このように、アートの持つ影響力まで加味すると、アートを活用する経済主体の幅が広がっているのも理解できる。この動きを一過性に終わらせず、アートと経済社会の距離感を縮めることで、文化と経済の好循環の仕組みを確立していくことが重要である。
日本のアーティストが海外に接続し、日本の美意識を輸出していく
現代アートシーンの中心は、欧米の大規模アートフェアだ。日本のアーティストが美術史学的に裏打ちされた、海外批評に耐えうるアート作品を海外で発表・発信するなど、日本と海外を接続させることは、海外需要獲得の観点からも欠かせない。
日本のアートは決してポテンシャルがないわけではない。むしろ、紀元前の縄文時代からアート作品を作り続けてきた国は世界でも例がなく、古代から連綿と紡がれたストーリーを背景に、日本のアート作品を戦略的に海外に発信することは、日本の価値観や美意識を海外により伝播できる可能性を持っている。そうした価値観が海外に広まれば、サステナブルや防災、健康といった日本が強みを有する、これからの時代のクールジャパンの海外展開にもつながっていく。
また、日本には、価値のある多くのアートが、個人や企業に死蔵されているといった指摘もある。こうしたアートを顕在化させ、適切にストック化できれば、日本全体のアートアセットが向上し、世界市場戦略と組み合わせれば、これから創造されるアートの価値も向上する。
アートは地域の多様性の需要を促進し、文化を創造する
地域においても、アートやその活動は様々な意義を持っている。例えば、直島・瀬戸内国際芸術祭では、アートを通して、過疎化したコミュニティを活性化したのみならず、地域資源を再発見することで、世界中から観光客を集め、周辺産業にもポジティブな影響をもたらした。

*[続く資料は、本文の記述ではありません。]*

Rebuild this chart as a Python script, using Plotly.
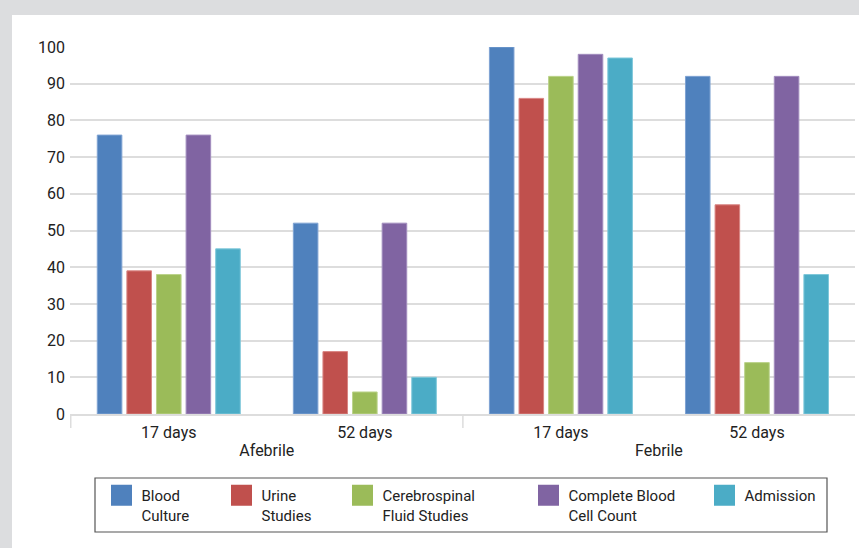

単なる観光需要を呼び起こすだけではない。外部のアーティストが、都市と地域という二拠点を行き来しながら地域に深く入り込み創作活動を行うことで、地域固有の新たな文化が創造されていき、そうして生まれた文化は、未来のジャパン・クールの種となり、将来の観光需要や海外需要獲得の礎となる。
さらに、地域のアート活動は、多様性を許容させ、価値観に厚みをもたらし、コミュニティを活性化させる役割もある。アートを共に生み出し・語り合うことは、多様で異質なものに気付くための視野を広げ、他者との関係性構築を促す。地域の公共空間にアートを設置したり、アーティストの活動の場を提供したり、アートに触れる接面を増やせば、さらなる多種多様な人々の呼び水となり、文化創造が促進される。
テクノロジーとアートの融合によるイノベーションと問題提起
最新の科学技術とアートの融合は、イノベーションの起爆剤にもなる。メディアアートと呼ばれる最新のテクノロジーを活用したアートは、科学技術の可能性を無限に広げる役割が指摘されている。アートは、自由に発想され、創作されるものであるため、思いもよらないテクノロジーの活用方法を企業や科学サイドに示すことができ、全く新しい商品・サービスの創出等、企業のイノベーションを引き起こす触媒となる。
また、テクノロジーの持つ危険性など、問題や課題を提起する役割もアートにはある。例えば、個人情報が勝手に収集される危険性など起こりうる問題や課題をアートとして提起・表現することで、技術の適切な社会実装を促し、経済社会がアップデートされていく。
このようにアートは多くの分野で経済社会を変革するポテンシャルをもっている。アートと経済社会との距離感を縮め、アートと経済社会が相互に良い影響を与えていくようなエコシステムを構築することで、これからの経済社会の発展を促していくべきではないか。経済社会がアートを支えるのではなく、アートが経済社会を支えていく時代を迎えた今、経済産業政策も変革していかなければならない。